Porque sí
Apenas se puede recomendar Kingsman: El círculo dorado (Kingsman: The Golden Circle, 2017) a los que les gusta el cine de acción ridículo y sobre-estilizado. La película va a encontrar su audiencia en los arduos fans de la original, si es que existe tal público, y aún entonces se van a tener que conformar con una versión considerablemente más vulgar y sinsentido. Aquella vulgaridad juvenil ostenta ser parte del atractivo de la película, la cual no mella para nada con sus intentos esquizofrénicos por también ponerse seria o sentimental.
La primera película es Kingsman: El Servicio Secreto (Kingsman: The Secret Service, 2014), una parodia del espía británico galán cargada de tanta violencia y misoginia que hace que James Bond parezca un eunuco por comparación. Con la secuela se extrañan algunas de las cosas que la original había hecho bien - darle al protagonista un arco transformativo, por ejemplo, y permitir que guíe el curso de la historia en vez de dejarlo en modo reaccionario.

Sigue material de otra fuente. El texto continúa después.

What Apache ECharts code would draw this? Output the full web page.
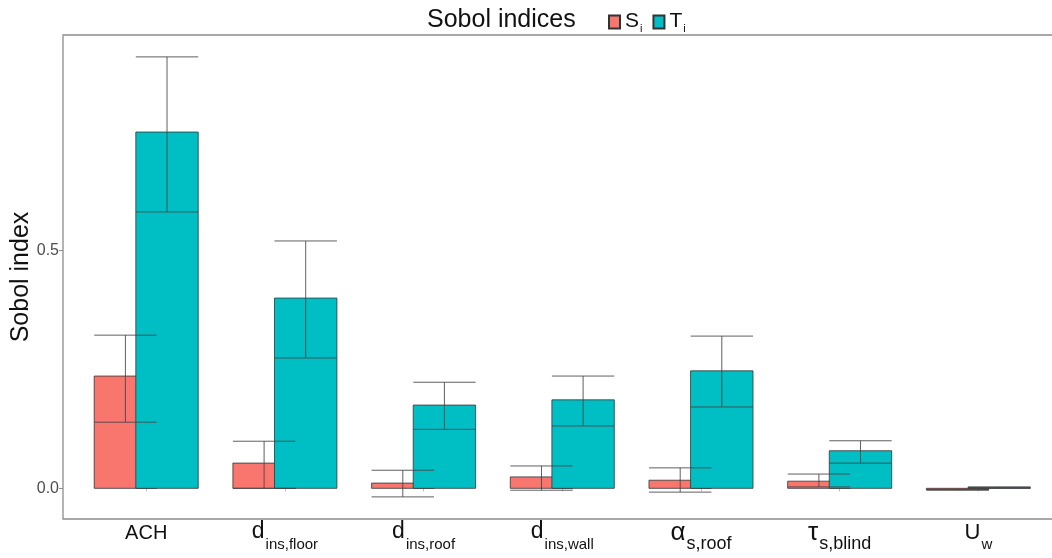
<!DOCTYPE html>
<html>
<head>
<meta charset="utf-8">
<script src="https://cdn.jsdelivr.net/npm/echarts@6/dist/echarts.min.js"></script>
<style>
  html, body { margin: 0; padding: 0; background: #fff; }
  #chart { width: 1052px; height: 558px; }
</style>
</head>
<body>
<div id="chart"></div>
<script>
// Parameter names: main symbol and subscript
const categories = ['ACH', 'd', 'd', 'd', 'α', 'τ', 'U'];
const subscripts = ['', 'ins,floor', 'ins,roof', 'ins,wall', 's,roof', 's,blind', 'w'];

// First-order indices (S_i) with lower / upper confidence bounds
const siValues = [0.236, 0.053, 0.011, 0.024, 0.017, 0.015, -0.003];
const siLow    = [0.139, 0.000, -0.018, -0.004, -0.008, 0.003, -0.004];
const siHigh   = [0.322, 0.099, 0.038, 0.047, 0.043, 0.030, -0.002];

// Total-order indices (T_i) with lower / upper confidence bounds
const tiValues = [0.749, 0.400, 0.175, 0.186, 0.247, 0.079, 0.002];
const tiLow    = [0.581, 0.274, 0.124, 0.131, 0.171, 0.053, 0.000];
const tiHigh   = [0.907, 0.520, 0.223, 0.236, 0.320, 0.100, 0.003];

const yTicks = [0.0, 0.5];

const SI_COLOR = '#F8766D';
const TI_COLOR = '#00BFC4';
const DODGE = 0.15;      // half-distance between the two bars of a group
const BAR_W = 0.45;      // bar width in category units

const positions = categories.map((_, i) => i + 1);

function barData(vals, lows, highs) {
  return vals.map((v, i) => [i + 1, v, lows[i], highs[i]]);
}

function barRenderer(offset, color) {
  return function (params, api) {
    const x = api.value(0) + offset;
    const v = api.value(1);
    const p0 = api.coord([x - BAR_W / 2, 0]);
    const p1 = api.coord([x + BAR_W / 2, v]);
    const top = Math.min(p0[1], p1[1]);
    const h = Math.max(Math.abs(p0[1] - p1[1]), 0.5);
    return {
      type: 'rect',
      shape: { x: p0[0], y: top, width: p1[0] - p0[0], height: h },
      style: { fill: color, stroke: '#333333', lineWidth: 0.8 }
    };
  };
}

function errorRenderer(offset) {
  return function (params, api) {
    const x = api.value(0) + offset;
    const lo = api.coord([x, api.value(2)]);
    const hi = api.coord([x, api.value(3)]);
    const left = api.coord([x - BAR_W / 2, 0])[0];
    const right = api.coord([x + BAR_W / 2, 0])[0];
    const lineStyle = { stroke: '#444444', lineWidth: 1, opacity: 0.85 };
    return {
      type: 'group',
      children: [
        { type: 'line', shape: { x1: lo[0], y1: lo[1], x2: hi[0], y2: hi[1] }, style: lineStyle },
        { type: 'line', shape: { x1: left, y1: hi[1], x2: right, y2: hi[1] }, style: lineStyle },
        { type: 'line', shape: { x1: left, y1: lo[1], x2: right, y2: lo[1] }, style: lineStyle }
      ]
    };
  };
}

function categoryLabel(value) {
  const i = Math.round(value) - 1;
  const main = categories[i];
  const sub = subscripts[i];
  if (!sub) return '{n|' + main + '}';
  if (main === 'α' || main === 'τ') return '{g|' + main + '}{gs|' + sub + '}';
  if (main === 'U') return '{u|' + main + '}{s|' + sub + '}';
  return '{d|' + main + '}{s|' + sub + '}';
}

const FONT = 'Liberation Sans, Arial, sans-serif';

const chart = echarts.init(document.getElementById('chart'), null, { renderer: 'canvas' });
chart.setOption({
  animation: false,
  backgroundColor: '#ffffff',
  textStyle: { fontFamily: FONT },
  title: {
    text: 'Sobol indices',
    left: 422,
    top: 3,
    textStyle: { fontSize: 25, fontWeight: 'normal', color: '#111111', fontFamily: FONT }
  },
  legend: {
    left: 603,
    top: 6,
    icon: 'rect',
    itemWidth: 11,
    itemHeight: 13,
    itemGap: 10,
    data: ['Si', 'Ti'],
    formatter: function (name) {
      return '{m|' + name.charAt(0) + '}{s|' + name.charAt(1) + '}';
    },
    textStyle: {
      rich: {
        m: { fontSize: 21, color: '#111', fontFamily: FONT, lineHeight: 22, verticalAlign: 'top' },
        s: { fontSize: 11, color: '#111', fontFamily: FONT, lineHeight: 11, padding: [12, 0, 0, 1], verticalAlign: 'top' }
      }
    }
  },
  grid: {
    left: 63,
    top: 35,
    width: 998.6,
    bottom: 39,
    outerBoundsMode: 'none',
    containLabel: false,
    show: true,
    borderColor: '#8c8c8c',
    borderWidth: 1.3,
    backgroundColor: '#ffffff'
  },
  xAxis: {
    type: 'value',
    min: 0.4,
    max: 7.6,
    splitLine: { show: false },
    axisLine: { show: false },
    axisTick: { show: true, customValues: positions, length: 3, lineStyle: { color: '#bbbbbb' } },
    axisLabel: {
      customValues: positions,
      margin: 1,
      formatter: categoryLabel,
      rich: {
        n: { fontSize: 20, color: '#111', fontFamily: FONT, lineHeight: 24, verticalAlign: 'top', padding: [3, 0, 0, 0] },
        d: { fontSize: 23, color: '#111', fontFamily: FONT, lineHeight: 24, verticalAlign: 'top' },
        u: { fontSize: 22, color: '#111', fontFamily: FONT, lineHeight: 24, verticalAlign: 'top', padding: [2, 0, 0, 0] },
        s: { fontSize: 15, color: '#111', fontFamily: FONT, lineHeight: 15, verticalAlign: 'top', padding: [17, 0, 0, 1] },
        g: { fontSize: 26, color: '#111', fontFamily: FONT, lineHeight: 24, verticalAlign: 'top' },
        gs: { fontSize: 18, color: '#111', fontFamily: FONT, lineHeight: 18, verticalAlign: 'top', padding: [15, 0, 0, 1] }
      }
    }
  },
  yAxis: {
    type: 'value',
    min: -0.0645,
    max: 0.953,
    name: 'Sobol index',
    nameLocation: 'middle',
    nameGap: 29,
    nameMoveOverlap: false,
    nameTextStyle: { fontSize: 25, color: '#111', fontFamily: FONT },
    splitLine: { show: false },
    axisLine: { show: false },
    axisTick: { show: true, customValues: yTicks, length: 4, lineStyle: { color: '#8c8c8c' } },
    axisLabel: {
      customValues: yTicks,
      margin: 4,
      fontSize: 16,
      color: '#4d4d4d',
      formatter: v => v.toFixed(1)
    }
  },
  series: [
    {
      name: 'Si',
      type: 'custom',
      itemStyle: { color: SI_COLOR, borderColor: '#333', borderWidth: 1 },
      renderItem: barRenderer(-DODGE, SI_COLOR),
      encode: { x: 0, y: 1 },
      data: barData(siValues, siLow, siHigh),
      z: 2
    },
    {
      name: 'Ti',
      type: 'custom',
      itemStyle: { color: TI_COLOR, borderColor: '#333', borderWidth: 1 },
      renderItem: barRenderer(DODGE, TI_COLOR),
      encode: { x: 0, y: 1 },
      data: barData(tiValues, tiLow, tiHigh),
      z: 3
    },
    {
      name: 'Si error',
      type: 'custom',
      renderItem: errorRenderer(-DODGE),
      encode: { x: 0, y: [2, 3] },
      data: barData(siValues, siLow, siHigh),
      z: 4
    },
    {
      name: 'Ti error',
      type: 'custom',
      renderItem: errorRenderer(DODGE),
      encode: { x: 0, y: [2, 3] },
      data: barData(tiValues, tiLow, tiHigh),
      z: 5
    }
  ]
});
</script>
</body>
</html>
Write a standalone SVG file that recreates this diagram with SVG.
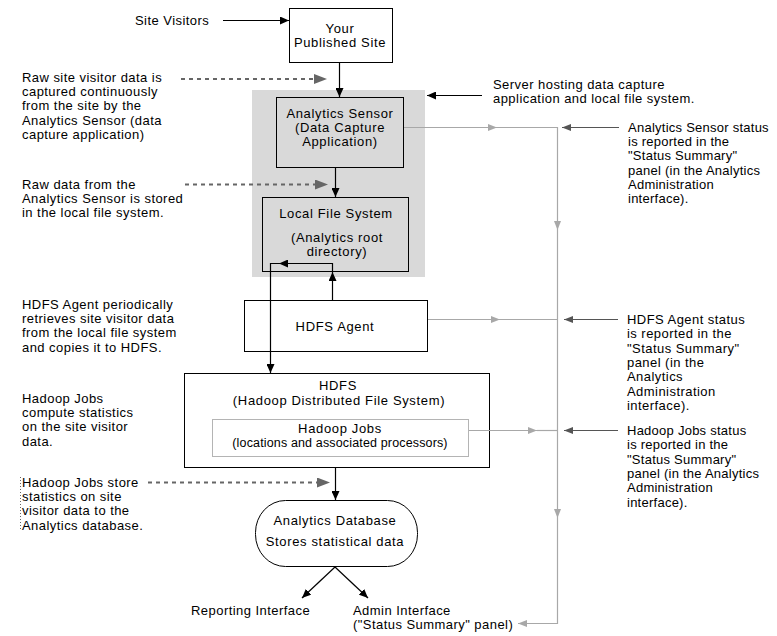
<svg xmlns="http://www.w3.org/2000/svg" width="777" height="636" viewBox="0 0 777 636">
<style>
text{font-family:"Liberation Sans",Arial,sans-serif;font-size:13px;fill:#000;letter-spacing:0.45px}
.c{text-anchor:middle;letter-spacing:0.65px}
.sm{font-size:12.5px;letter-spacing:0.15px}
.tight{letter-spacing:0.25px}
.box{fill:#fff;stroke:#000;stroke-width:1}
.gbox{fill:#d9d9d9;stroke:#000;stroke-width:1}
.blk{fill:none;stroke:#000;stroke-width:1.2}
.gry{fill:none;stroke:#a8a8a8;stroke-width:1.2}
.dk{fill:none;stroke:#555;stroke-width:1.2}
.dash{fill:none;stroke:#666;stroke-width:2;stroke-dasharray:4 4}
</style>
<defs>
<marker id="ab" markerUnits="userSpaceOnUse" markerWidth="10" markerHeight="8" refX="9" refY="4" orient="auto"><path d="M0,0L9,4L0,8z" fill="#000"/></marker>
<marker id="ag" markerUnits="userSpaceOnUse" markerWidth="10" markerHeight="8" refX="9" refY="4" orient="auto"><path d="M0,0.5L9,4L0,7.5z" fill="#a8a8a8"/></marker>
<marker id="ad" markerUnits="userSpaceOnUse" markerWidth="10" markerHeight="8" refX="9" refY="4" orient="auto"><path d="M0,0.5L9,4L0,7.5z" fill="#555"/></marker>
<marker id="ah" markerUnits="userSpaceOnUse" markerWidth="14" markerHeight="10" refX="13" refY="5" orient="auto"><path d="M0,0L13,5L0,10z" fill="#666"/></marker>
</defs>
<rect width="777" height="636" fill="#fff"/>

<g id="server">
<rect x="252" y="90" width="173" height="187" fill="#d9d9d9"/>
</g>
<g id="published-site">
<rect class="box" x="289.5" y="8.5" width="103" height="54"/>
<text class="c" x="340" y="33">Your</text>
<text class="c" x="340" y="47">Published Site</text>
</g>
<g id="analytics-sensor">
<rect class="gbox" x="276.5" y="97.5" width="127" height="70"/>
<text class="c" x="340" y="118">Analytics Sensor</text>
<text class="c" x="340" y="132">(Data Capture</text>
<text class="c" x="340" y="146">Application)</text>
</g>
<g id="local-file-system">
<rect class="gbox" x="262.5" y="197.5" width="146" height="74"/>
<text class="c" x="336" y="218">Local File System</text>
<text class="c" x="337" y="242">(Analytics root</text>
<text class="c" x="337" y="256">directory)</text>
</g>
<g id="hdfs-agent">
<rect class="box" x="244.5" y="300.5" width="183" height="51"/>
<text class="c" x="335" y="331">HDFS  Agent</text>
</g>
<g id="hdfs">
<rect class="box" x="184.5" y="373.5" width="305" height="94"/>
<text class="c" x="338" y="390">HDFS</text>
<text class="c" x="339" y="405">(Hadoop Distributed File System)</text>
</g>
<g id="hadoop-jobs">
<rect x="212.5" y="419.5" width="256" height="37" fill="#fff" stroke="#b4b4b4"/>
<text class="c" x="340" y="433">Hadoop Jobs</text>
<text class="c sm" x="340" y="447">(locations and associated processors)</text>
</g>
<g id="analytics-database">
<rect class="box" x="255.5" y="500.5" width="162" height="66" rx="30" ry="32"/>
<text class="c" x="335" y="525">Analytics Database</text>
<text class="c" x="335" y="546">Stores statistical data</text>
</g>
<g id="reporting-interface">
<text x="191" y="615">Reporting Interface</text>
</g>
<g id="admin-interface">
<text x="353" y="615">Admin Interface</text>
<text x="353" y="629">("Status Summary" panel)</text>
</g>

<g id="notes">
<text x="135" y="25">Site Visitors</text>
<text x="22" y="82">Raw site visitor data is<tspan x="22" dy="14.2">captured continuously</tspan><tspan x="22" dy="14.2">from the site by the</tspan><tspan x="22" dy="14.2">Analytics Sensor (data</tspan><tspan x="22" dy="14.2">capture application)</tspan></text>
<text x="22" y="189">Raw data from the<tspan x="22" dy="14.2">Analytics Sensor is stored</tspan><tspan x="22" dy="14.2">in the local file system.</tspan></text>
<text x="22" y="309">HDFS Agent periodically<tspan x="22" dy="14.2">retrieves site visitor data</tspan><tspan x="22" dy="14.2">from the local file system</tspan><tspan x="22" dy="14.2">and copies it to HDFS.</tspan></text>
<text x="22" y="403">Hadoop Jobs<tspan x="22" dy="14.2">compute statistics</tspan><tspan x="22" dy="14.2">on the site visitor</tspan><tspan x="22" dy="14.2">data.</tspan></text>
<text x="22" y="487">Hadoop Jobs store<tspan x="22" dy="14.2">statistics on site</tspan><tspan x="22" dy="14.2">visitor data to the</tspan><tspan x="22" dy="14.2">Analytics database.</tspan></text>
<line x1="20.5" y1="477" x2="20.5" y2="530" stroke="#666" stroke-width="1" stroke-dasharray="1 2"/>
<text x="493" y="89">Server hosting data capture<tspan x="493" dy="14.2">application and local file system.</tspan></text>
<text class="tight" x="628" y="132">Analytics Sensor status<tspan x="628" dy="14.2">is reported in the</tspan><tspan x="628" dy="14.2">"Status Summary"</tspan><tspan x="628" dy="14.2">panel (in the Analytics</tspan><tspan x="628" dy="14.2">Administration</tspan><tspan x="628" dy="14.2">interface).</tspan></text>
<text x="627" y="324">HDFS Agent status<tspan x="627" dy="14.3">is reported in the</tspan><tspan x="627" dy="14.3">"Status Summary"</tspan><tspan x="627" dy="14.3">panel (in the</tspan><tspan x="627" dy="14.3">Analytics</tspan><tspan x="627" dy="14.3">Administration</tspan><tspan x="627" dy="14.3">interface).</tspan></text>
<text class="tight" x="627" y="435">Hadoop Jobs status<tspan x="627" dy="14.3">is reported in the</tspan><tspan x="627" dy="14.3">"Status Summary"</tspan><tspan x="627" dy="14.3">panel (in the Analytics</tspan><tspan x="627" dy="14.3">Administration</tspan><tspan x="627" dy="14.3">interface).</tspan></text>
</g>

<g id="connectors">
<path class="blk" d="M223,20.5H289" marker-end="url(#ab)"/>
<path class="blk" d="M339.5,62V97" marker-end="url(#ab)"/>
<path class="blk" d="M482,95.5H427" marker-end="url(#ab)"/>
<path class="blk" d="M335.5,168V197" marker-end="url(#ab)"/>
<path class="blk" d="M332.5,300V272" marker-end="url(#ab)"/>
<path class="blk" d="M332.5,272V263.5H279" marker-end="url(#ab)"/>
<path class="blk" d="M279,263.5H270.5V373" marker-end="url(#ab)"/>
<path class="blk" d="M335.5,468V500" marker-end="url(#ab)"/>
<path class="blk" d="M335,567L302,598" stroke-width="1" marker-end="url(#ab)"/>
<path class="blk" d="M335,567L368,598" stroke-width="1" marker-end="url(#ab)"/>

<path class="gry" d="M404,127.5H497" marker-end="url(#ag)"/>
<path class="gry" d="M497,127.5H557.5V230" marker-end="url(#ag)"/>
<path class="gry" d="M557.5,230V518" marker-end="url(#ag)"/>
<path class="gry" d="M557.5,518V623.5H518" marker-end="url(#ag)"/>
<path class="gry" d="M428,319.5H500" marker-end="url(#ag)"/>
<path class="gry" d="M500,319.5H557.5"/>
<path class="gry" d="M469,430.5H537" marker-end="url(#ag)"/>
<path class="gry" d="M537,430.5H557.5"/>

<path class="dk" d="M619,127.5H562" marker-end="url(#ad)"/>
<path class="dk" d="M618,319.5H564" marker-end="url(#ad)"/>
<path class="dk" d="M618,430.5H564" marker-end="url(#ad)"/>

<path class="dash" d="M181,79H315"/>
<path class="dash" d="M185,184.5H316"/>
<path class="dash" d="M148,482.5H318"/>
<path d="M311,79H327" stroke="none" fill="none" marker-end="url(#ah)"/>
<path d="M312,184.5H328" stroke="none" fill="none" marker-end="url(#ah)"/>
<path d="M314,482.5H330" stroke="none" fill="none" marker-end="url(#ah)"/>
</g>
</svg>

A saber: la acción es entretenida y se reparte en algunas secuencias creativas, como una persecución que termina en Hyde Park y el peor viaje en teleférico del mundo. El problema es que la acción no está atada a ninguna ley conocida de lo posible y carece de peso o consecuencia. Dos horas y veinte minutos es mucho para un atronador show de efectos especiales, y la trama - así como muchos de los personajes nuevos, que poseen entradas espectaculares y nada más - podría ser acortada cuarenta minutos sin gran pérdida.
La agencia de espías Kingsman es atacada al principio de la historia y los sobrevivientes - Eggsy (Taron Egerton) y Merlin (Mark Strong) - viajan a Kentucky a formar alianza con la agencia hermana Statesman. La película desperdicia gran parte de su potencial humorístico al plantear diferencias puramente cosméticas entre ellos: los Kingsman visten trajes formales, los Statesman visten de vaqueros; los Kingsman van armados con paraguas, los Statesman con lazos, etc. Comparten la misma tecnología de alta gama e ideológicamente son intercambiables.
El humor consiste en la repetitiva dislocación del tiempo y el espacio, como si los anacronismos fueran graciosos por sí mismos. Al menos hay cierta lógica paralela entre los Kingsman y los Stateman. Los villanos son un disparate aparte: liderados por la risueña Poppy (Julianne Moore), han sentado base sobre las ruinas de un templo en las junglas de Camboya y por ningún buen motivo han 1) erigido tiendas y diners inspirados en la cultura pop americana de los 50s, 2) construido mastines robóticos que parecen salidos de “Fahrenheit 451” y 3) capturado a Elton John para que toque para ellos las 24 horas del día. Nada de esto guarda correlación entre sí y ni siquiera empieza a explicar el plan de Poppy, que tiene demasiado tiempo libre en sus manos.
Las pocas cosas que sí son graciosas pronto dejan de serlo porque el director Matthew Vaughn insiste en contar (o mostrar) el mismo chiste varias veces. La trama está al nivel de las películas de La pistola desnuda (The Naked Gun: From the Files of Police Squad!, 1988) o Austin Powers (Austin Powers: International Man of Mystery, 1997), las cuales poseen escenas individuales que son más hilarantes que la totalidad de ambas Kingsman. Quizás si estos films se jugaran de pleno al absurdo y no rompieran la burbuja con exabruptos asquerosos, como pasar gente por trituradoras de carne y después comerse la hamburguesa (porque sí), o aquella escena en la que el héroe planta con la mano un transmisor en la vagina de la chica que tiene que cogerse (con permiso de su novia, en lo posible) para salvar al mundo. Pensar que en su momento Austin Powers fue tachada de vulgar.